On the stage management BTEC I took, modules were studied and then applied in live productions. We learnt all the roles associated with making a production and what they did, we set up production teams, took on those roles, teamed up with other courses and made shows. Everything was learnt by applying the skills practically and being able to make mistakes without being failed by a teacher. The course work was paperwork that needed to be completed as part of the role; for example a deputy stage manager would submit their prompt script.
Working in the arts you are always learning on the job and there is always something around the corner that you haven’t dealt with before, so a BTEC is a good place to start. I imagine that the A Level equivalent would be very history based and not as interesting to the practical mind.
People who work in the arts will know that you don’t need qualifications to be good at what you do, but it certainly helps with your CV, in the early days, whilst you build your portfolio. Some employers are also still setting quite ambitious requirements in their job advertisements, which require higher education.

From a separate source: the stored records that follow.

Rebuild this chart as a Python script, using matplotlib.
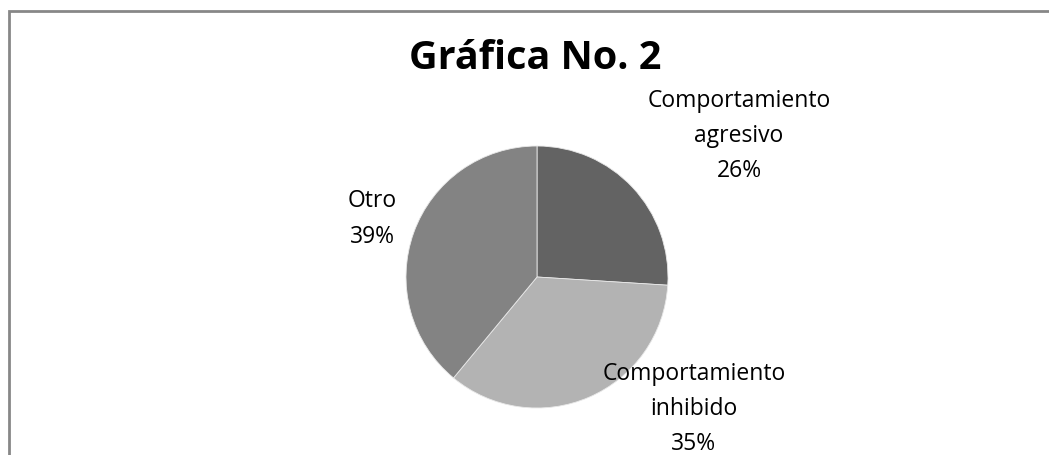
import matplotlib
matplotlib.use("Agg")
import matplotlib.pyplot as plt
from matplotlib.patches import Rectangle

title = "Gráfica No. 2"
categories = ["Comportamiento\nagresivo", "Comportamiento\ninhibido", "Otro"]
values = [26, 35, 39]
colors = ["#636363", "#b3b3b3", "#838383"]
label_pos = [(739, 136), (694, 409), (372, 219)]  # pixel centers (x, y from top)

W, H = 1049, 455
fig = plt.figure(figsize=(W / 100, H / 100), dpi=100)
ax = fig.add_axes([0, 0, 1, 1])
ax.set_xlim(0, W)
ax.set_ylim(0, H)
ax.set_aspect("equal")
ax.axis("off")

# chart border (only top and left visible)
fig.patches.append(Rectangle((9 / W, -0.1), 1.2, (H - 11) / H + 0.1, transform=fig.transFigure,
                             fill=False, edgecolor="#878787", linewidth=2))

ax.pie(values, colors=colors, startangle=90, counterclock=False,
       center=(537, H - 277), radius=131, frame=True,
       wedgeprops=dict(edgecolor="#e8e8e8", linewidth=0.6))
ax.set_xlim(0, W)
ax.set_ylim(0, H)
ax.axis("off")

for cat, v, (x, y) in zip(categories, values, label_pos):
    ax.text(x, H - y, f"{cat}\n{v}%", ha="center", va="center", fontsize=16.5,
            family="Open Sans", linespacing=1.62, color="black")

fig.text(535 / W, 1 - 69 / H, title, ha="center", va="baseline", fontsize=28.5,
         family="Open Sans", fontweight="bold")

fig.savefig("out.png", dpi=100)
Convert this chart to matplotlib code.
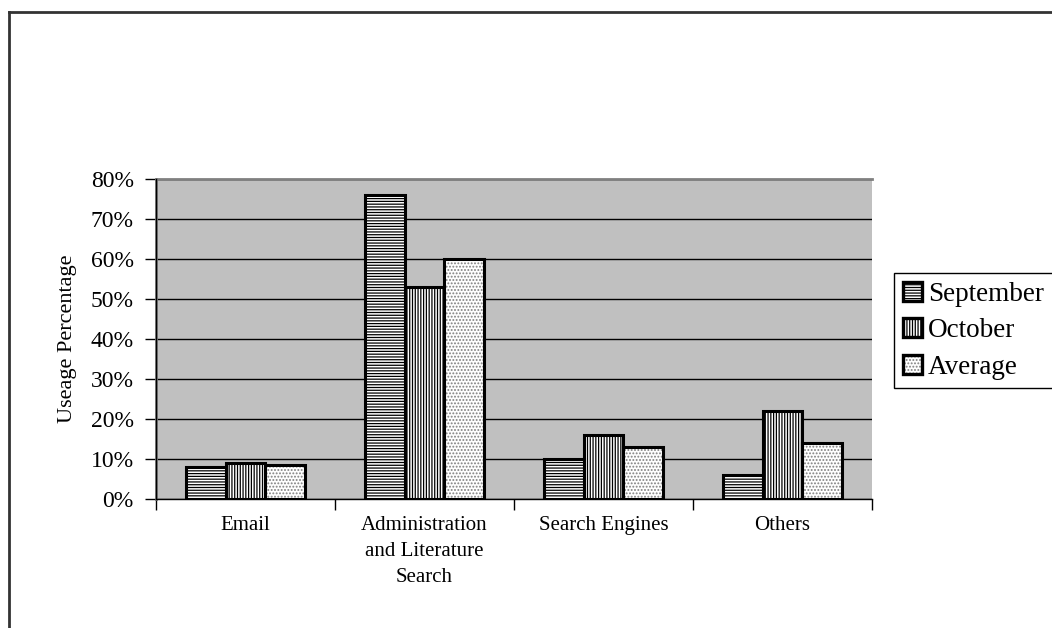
import numpy as np
import matplotlib
matplotlib.use('Agg')
import matplotlib.pyplot as plt
from matplotlib.lines import Line2D
from matplotlib.patches import Patch
from matplotlib.ticker import PercentFormatter

plt.rcParams['font.family'] = ['Liberation Serif', 'DejaVu Serif']
plt.rcParams['hatch.linewidth'] = 0.9

# data (percent)
categories = ['Email', 'Administration\nand Literature\nSearch', 'Search Engines', 'Others']
series_names = ['September', 'October', 'Average']
september = [8, 76, 10, 6]
october = [9, 53, 16, 22]
average = [8.5, 60, 13, 14]

hatches = ['------', '||||||', '.....']
hatch_colors = ['black', 'black', '#808080']

fig = plt.figure(figsize=(10.52, 6.28), dpi=100)
ax = fig.add_axes([156 / 1052, 1 - 499 / 628, 716 / 1052, 320 / 628])
ax.set_facecolor('#C0C0C0')

w = 0.223
x = np.arange(len(categories)) + 0.5
handles = []
for j, vals in enumerate([september, october, average]):
    pos = x + (j - 1) * w
    # hatched fill, then a black outline on top
    ax.bar(pos, vals, w, color='white', edgecolor=hatch_colors[j], hatch=hatches[j],
           linewidth=0, zorder=3)
    ax.bar(pos, vals, w, fill=False, edgecolor='black', linewidth=2.2, zorder=4)
    h1 = Patch(facecolor='white', edgecolor=hatch_colors[j], hatch=hatches[j], linewidth=0)
    h2 = Patch(fill=False, edgecolor='black', linewidth=2.4)
    handles.append((h1, h2))

ax.set_xlim(0, len(categories))
ax.set_ylim(0, 80)
ax.set_yticks(np.arange(0, 81, 10))
ax.yaxis.set_major_formatter(PercentFormatter(decimals=0))
ax.yaxis.grid(True, color='black', linewidth=1.0, zorder=1)
ax.set_axisbelow(True)

ax.set_xticks(np.arange(0, len(categories) + 1))
ax.set_xticklabels([])
ax.set_xticks(x, minor=True)
ax.set_xticklabels(categories, minor=True, fontsize=15, linespacing=1.5)
ax.tick_params(axis='x', which='minor', length=0, pad=12)
ax.tick_params(axis='x', which='major', length=8, width=1, direction='out')
ax.tick_params(axis='y', length=8, width=1, direction='out', pad=8, labelsize=17)

ax.set_ylabel('Useage Percentage', fontsize=16, labelpad=10)

for side in ['top', 'left']:
    ax.spines[side].set_color('#808080')
    ax.spines[side].set_linewidth(2)
ax.spines['right'].set_visible(False)
ax.spines['bottom'].set_color('black')
ax.spines['bottom'].set_linewidth(1)
ax.plot([0, 0], [0, 80], color='black', linewidth=1, zorder=5, clip_on=False)

fig.legend(handles, series_names, loc='upper left',
           bbox_to_anchor=(894 / 1052, 1 - 273 / 628), fontsize=19.5,
           frameon=True, fancybox=False, edgecolor='black', framealpha=1,
           handlelength=0.72, handleheight=0.72, handletextpad=0.22,
           borderpad=0.32, labelspacing=0.42, borderaxespad=0)

# outer frame of the chart area
fig.add_artist(Line2D([9 / 1052, 9 / 1052], [-0.01, 1 - 12 / 628], transform=fig.transFigure,
                      color='#333333', linewidth=2))
fig.add_artist(Line2D([9 / 1052, 1.01], [1 - 12 / 628, 1 - 12 / 628], transform=fig.transFigure,
                      color='#333333', linewidth=2))

fig.savefig('out.png', dpi=100)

What should Middle Child do?
In the long term we have identified, along with other organisations, the lack of technical and production graduates based in Hull. Most creatives and freelancers are brought from London to work with local companies on a show-by-show basis.
Middle Child offer a programme of freelance training opportunities, taking unnecessary higher education qualifications out of essential job requirements. We have a great artist development programme, and are currently looking into how we can incorporate production and technical opportunities into this.
We are under no illusions that the skills do actually exist in the city, but performing arts graduates tend to move on and people in other fields don’t know their skills are transferable into the arts. Maybe arts employers could help by considering where they advertise and make their job advertisements clear that desired skills could be a conversation point. From personal experience Middle Child know that you don’t have to have five years’ experience to be able to do a good job.
The plan to scrap BTEC courses would mean that arts-based courses, like the one I took, would no longer be available, putting a roadblock in the way for anyone from a less academic or working class background to gain arts qualification for their CV.
What else can Middle Child – and the wider theatre industry – do to protect BTEC qualifications and similar routes into the arts for young working class people?